## THE TASK
Extract the lines from the start through the line that holds "right_labels = ['No", both included, omitting all images.

## COLLECTED MATERIAL
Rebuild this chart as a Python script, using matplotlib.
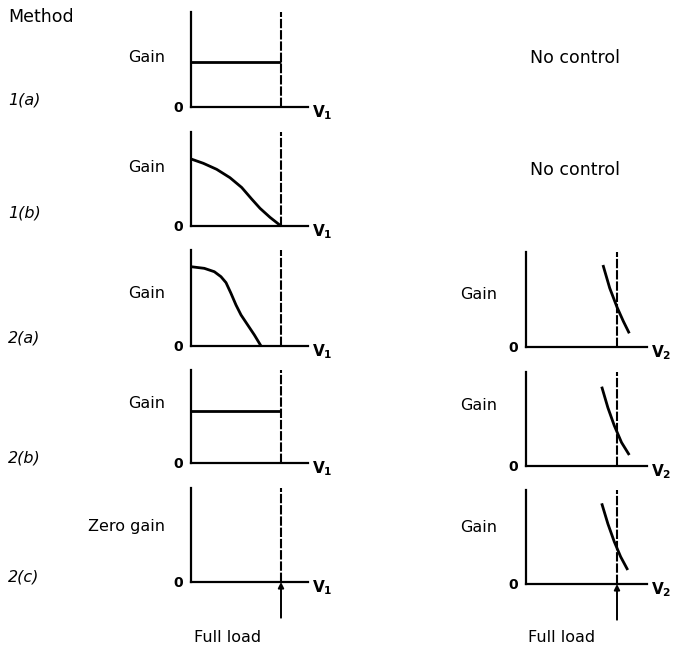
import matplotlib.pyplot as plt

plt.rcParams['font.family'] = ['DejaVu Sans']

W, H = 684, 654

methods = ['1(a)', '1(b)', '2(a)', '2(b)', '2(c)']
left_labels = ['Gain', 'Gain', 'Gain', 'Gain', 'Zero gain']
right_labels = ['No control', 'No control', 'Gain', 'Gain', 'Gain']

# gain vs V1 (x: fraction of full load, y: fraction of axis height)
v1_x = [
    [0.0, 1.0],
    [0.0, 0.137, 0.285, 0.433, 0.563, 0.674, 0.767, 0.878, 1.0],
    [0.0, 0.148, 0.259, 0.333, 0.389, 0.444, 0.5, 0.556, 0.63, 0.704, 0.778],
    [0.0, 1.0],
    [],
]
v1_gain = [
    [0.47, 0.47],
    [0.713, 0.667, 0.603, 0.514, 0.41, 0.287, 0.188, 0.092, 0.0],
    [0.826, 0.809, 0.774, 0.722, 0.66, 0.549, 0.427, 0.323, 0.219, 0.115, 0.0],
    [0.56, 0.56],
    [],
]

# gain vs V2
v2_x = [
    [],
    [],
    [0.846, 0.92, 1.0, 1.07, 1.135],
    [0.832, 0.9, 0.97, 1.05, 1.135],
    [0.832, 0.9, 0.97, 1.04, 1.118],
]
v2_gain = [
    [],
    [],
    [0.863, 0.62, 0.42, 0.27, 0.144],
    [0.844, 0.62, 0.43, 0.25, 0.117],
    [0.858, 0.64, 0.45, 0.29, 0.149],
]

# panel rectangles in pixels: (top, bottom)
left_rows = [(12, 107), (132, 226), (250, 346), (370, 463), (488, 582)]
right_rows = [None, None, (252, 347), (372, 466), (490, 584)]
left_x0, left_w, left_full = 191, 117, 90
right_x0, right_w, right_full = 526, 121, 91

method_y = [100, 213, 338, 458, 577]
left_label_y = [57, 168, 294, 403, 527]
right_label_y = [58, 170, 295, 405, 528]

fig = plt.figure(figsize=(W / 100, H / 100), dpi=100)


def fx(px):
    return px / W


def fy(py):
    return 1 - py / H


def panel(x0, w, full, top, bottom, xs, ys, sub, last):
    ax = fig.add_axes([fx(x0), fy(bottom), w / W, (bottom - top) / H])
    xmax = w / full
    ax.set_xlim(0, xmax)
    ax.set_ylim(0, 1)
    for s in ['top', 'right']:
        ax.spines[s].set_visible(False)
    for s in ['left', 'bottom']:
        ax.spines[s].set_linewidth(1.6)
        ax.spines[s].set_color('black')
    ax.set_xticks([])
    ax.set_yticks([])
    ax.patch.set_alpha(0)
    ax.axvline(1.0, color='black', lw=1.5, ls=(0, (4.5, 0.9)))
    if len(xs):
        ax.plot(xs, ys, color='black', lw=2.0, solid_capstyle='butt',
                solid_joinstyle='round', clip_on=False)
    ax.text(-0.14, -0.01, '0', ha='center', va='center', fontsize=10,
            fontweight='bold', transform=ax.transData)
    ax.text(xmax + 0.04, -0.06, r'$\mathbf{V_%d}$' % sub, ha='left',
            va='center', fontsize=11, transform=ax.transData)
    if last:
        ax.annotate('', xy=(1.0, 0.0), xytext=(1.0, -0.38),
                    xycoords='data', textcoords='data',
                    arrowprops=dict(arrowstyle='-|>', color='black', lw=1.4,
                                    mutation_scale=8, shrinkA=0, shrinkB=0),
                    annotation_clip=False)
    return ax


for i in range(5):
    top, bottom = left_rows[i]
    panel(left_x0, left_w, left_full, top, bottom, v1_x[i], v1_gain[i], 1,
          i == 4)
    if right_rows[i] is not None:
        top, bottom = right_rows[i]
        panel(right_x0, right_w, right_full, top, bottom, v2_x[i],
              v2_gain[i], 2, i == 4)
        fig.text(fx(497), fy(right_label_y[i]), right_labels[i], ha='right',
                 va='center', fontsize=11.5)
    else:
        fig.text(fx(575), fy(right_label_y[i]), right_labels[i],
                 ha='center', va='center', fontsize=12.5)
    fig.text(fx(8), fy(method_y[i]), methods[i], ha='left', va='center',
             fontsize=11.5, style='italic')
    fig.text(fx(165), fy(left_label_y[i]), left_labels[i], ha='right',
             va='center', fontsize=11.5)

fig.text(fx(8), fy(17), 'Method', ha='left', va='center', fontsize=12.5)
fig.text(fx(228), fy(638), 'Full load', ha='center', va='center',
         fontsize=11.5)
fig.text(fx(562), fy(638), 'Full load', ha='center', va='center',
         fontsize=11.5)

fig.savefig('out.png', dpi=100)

## CORRECT RESULT
Rebuild this chart as a Python script, using matplotlib.
import matplotlib.pyplot as plt

plt.rcParams['font.family'] = ['DejaVu Sans']

W, H = 684, 654

methods = ['1(a)', '1(b)', '2(a)', '2(b)', '2(c)']
left_labels = ['Gain', 'Gain', 'Gain', 'Gain', 'Zero gain']
right_labels = ['No control', 'No control', 'Gain', 'Gain', 'Gain']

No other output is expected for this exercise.